_Given information_:
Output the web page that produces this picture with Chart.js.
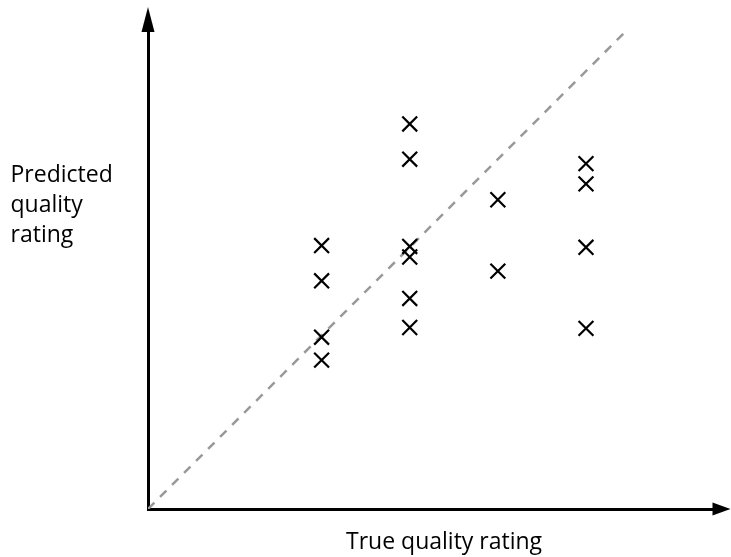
<!DOCTYPE html>
<html>
<head>
<meta charset="utf-8">
<script src="https://cdn.jsdelivr.net/npm/chart.js@4.4.1/dist/chart.umd.min.js"></script>
<style>
  html, body { margin: 0; padding: 0; background: #fff; }
  #wrap { position: relative; width: 731px; height: 557px; }
  canvas { display: block; }
</style>
</head>
<body>
<div id="wrap"><canvas id="c" width="731" height="557"></canvas></div>
<script>
// ---- data ----
const trueRatings      = [2, 2, 2, 2, 3, 3, 3, 3, 3, 3, 4, 4, 5, 5, 5, 5];
const predictedRatings = [3.02, 2.62, 1.98, 1.72, 4.40, 4.00, 3.01, 2.89, 2.42, 2.09, 3.54, 2.73, 3.95, 3.72, 3.00, 2.08];
const identityLine     = [0.03, 5.48];
const xLabel = 'True quality rating';
const yLabelLines = ['Predicted', 'quality', 'rating'];
const axisMin = 0.03, xAxisMax = 6.43, yAxisMax = 5.512;

const points = trueRatings.map((x, i) => ({ x: x, y: predictedRatings[i] }));
const diag = identityLine.map(v => ({ x: v, y: v }));

const FONT = '"Open Sans", "DejaVu Sans", sans-serif';

const arrowPlugin = {
  id: 'arrows',
  afterDraw(chart) {
    const ctx = chart.ctx, a = chart.chartArea;
    ctx.save();
    ctx.fillStyle = '#000';
    // y arrow
    ctx.beginPath();
    ctx.moveTo(a.left, 7);
    ctx.lineTo(a.left - 6.5, 32);
    ctx.lineTo(a.left + 6.5, 32);
    ctx.closePath();
    ctx.fill();
    // x arrow
    ctx.beginPath();
    ctx.moveTo(730.5, a.bottom);
    ctx.lineTo(712.5, a.bottom - 6.5);
    ctx.lineTo(712.5, a.bottom + 6.5);
    ctx.closePath();
    ctx.fill();
    // axis labels
    ctx.font = '23px ' + FONT;
    ctx.textBaseline = 'alphabetic';
    ctx.textAlign = 'left';
    ctx.fillStyle = '#000';
    yLabelLines.forEach((t, i) => ctx.fillText(t, 10.5, 182 + i * 30));
    ctx.fillText(xLabel, 346, 549);
    ctx.restore();
  }
};

new Chart(document.getElementById('c'), {
  type: 'scatter',
  data: {
    datasets: [
      {
        data: points,
        pointStyle: 'crossRot',
        pointRadius: 10.5,
        pointHoverRadius: 10.5,
        pointBorderWidth: 2.2,
        borderColor: '#000',
        backgroundColor: '#000',
        showLine: false
      },
      {
        data: diag,
        showLine: true,
        borderColor: '#999999',
        borderWidth: 2.5,
        borderDash: [9, 8],
        pointRadius: 0,
        fill: false
      }
    ]
  },
  options: {
    responsive: false,
    devicePixelRatio: 1,
    animation: false,
    events: [],
    layout: { padding: { left: 148, top: 26, right: 19, bottom: 48 } },
    plugins: { legend: { display: false }, tooltip: { enabled: false } },
    scales: {
      x: {
        type: 'linear',
        min: axisMin, max: xAxisMax,
        grid: { display: false, drawTicks: false },
        ticks: { display: false },
        border: { display: true, color: '#000', width: 3 },
        title: { display: false }
      },
      y: {
        type: 'linear',
        min: axisMin, max: yAxisMax,
        grid: { display: false, drawTicks: false },
        ticks: { display: false },
        border: { display: true, color: '#000', width: 3 }
      }
    }
  },
  plugins: [arrowPlugin]
});
</script>
</body>
</html>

_What the task requires_:
Pictures are excluded; output everything else in the data verbatim.

_Expected output_:
Output the web page that produces this picture with Chart.js.
<!DOCTYPE html>
<html>
<head>
<meta charset="utf-8">
<script src="https://cdn.jsdelivr.net/npm/chart.js@4.4.1/dist/chart.umd.min.js"></script>
<style>
  html, body { margin: 0; padding: 0; background: #fff; }
  #wrap { position: relative; width: 731px; height: 557px; }
  canvas { display: block; }
</style>
</head>
<body>
<div id="wrap"><canvas id="c" width="731" height="557"></canvas></div>
<script>
// ---- data ----
const trueRatings      = [2, 2, 2, 2, 3, 3, 3, 3, 3, 3, 4, 4, 5, 5, 5, 5];
const predictedRatings = [3.02, 2.62, 1.98, 1.72, 4.40, 4.00, 3.01, 2.89, 2.42, 2.09, 3.54, 2.73, 3.95, 3.72, 3.00, 2.08];
const identityLine     = [0.03, 5.48];
const xLabel = 'True quality rating';
const yLabelLines = ['Predicted', 'quality', 'rating'];
const axisMin = 0.03, xAxisMax = 6.43, yAxisMax = 5.512;

const points = trueRatings.map((x, i) => ({ x: x, y: predictedRatings[i] }));
const diag = identityLine.map(v => ({ x: v, y: v }));

const FONT = '"Open Sans", "DejaVu Sans", sans-serif';

const arrowPlugin = {
  id: 'arrows',
  afterDraw(chart) {
    const ctx = chart.ctx, a = chart.chartArea;
    ctx.save();
    ctx.fillStyle = '#000';
    // y arrow
    ctx.beginPath();
    ctx.moveTo(a.left, 7);
    ctx.lineTo(a.left - 6.5, 32);
    ctx.lineTo(a.left + 6.5, 32);
    ctx.closePath();
    ctx.fill();
    // x arrow
    ctx.beginPath();
    ctx.moveTo(730.5, a.bottom);
    ctx.lineTo(712.5, a.bottom - 6.5);
    ctx.lineTo(712.5, a.bottom + 6.5);
    ctx.closePath();
    ctx.fill();
    // axis labels
    ctx.font = '23px ' + FONT;
    ctx.textBaseline = 'alphabetic';
    ctx.textAlign = 'left';
    ctx.fillStyle = '#000';
    yLabelLines.forEach((t, i) => ctx.fillText(t, 10.5, 182 + i * 30));
    ctx.fillText(xLabel, 346, 549);
    ctx.restore();
  }
};

new Chart(document.getElementById('c'), {
  type: 'scatter',
  data: {
    datasets: [
      {
        data: points,
        pointStyle: 'crossRot',
        pointRadius: 10.5,
        pointHoverRadius: 10.5,
        pointBorderWidth: 2.2,
        borderColor: '#000',
        backgroundColor: '#000',
        showLine: false
      },
      {
        data: diag,
        showLine: true,
        borderColor: '#999999',
        borderWidth: 2.5,
        borderDash: [9, 8],
        pointRadius: 0,
        fill: false
      }
    ]
  },
  options: {
    responsive: false,
    devicePixelRatio: 1,
    animation: false,
    events: [],
    layout: { padding: { left: 148, top: 26, right: 19, bottom: 48 } },
    plugins: { legend: { display: false }, tooltip: { enabled: false } },
    scales: {
      x: {
        type: 'linear',
        min: axisMin, max: xAxisMax,
        grid: { display: false, drawTicks: false },
        ticks: { display: false },
        border: { display: true, color: '#000', width: 3 },
        title: { display: false }
      },
      y: {
        type: 'linear',
        min: axisMin, max: yAxisMax,
        grid: { display: false, drawTicks: false },
        ticks: { display: false },
        border: { display: true, color: '#000', width: 3 }
      }
    }
  },
  plugins: [arrowPlugin]
});
</script>
</body>
</html>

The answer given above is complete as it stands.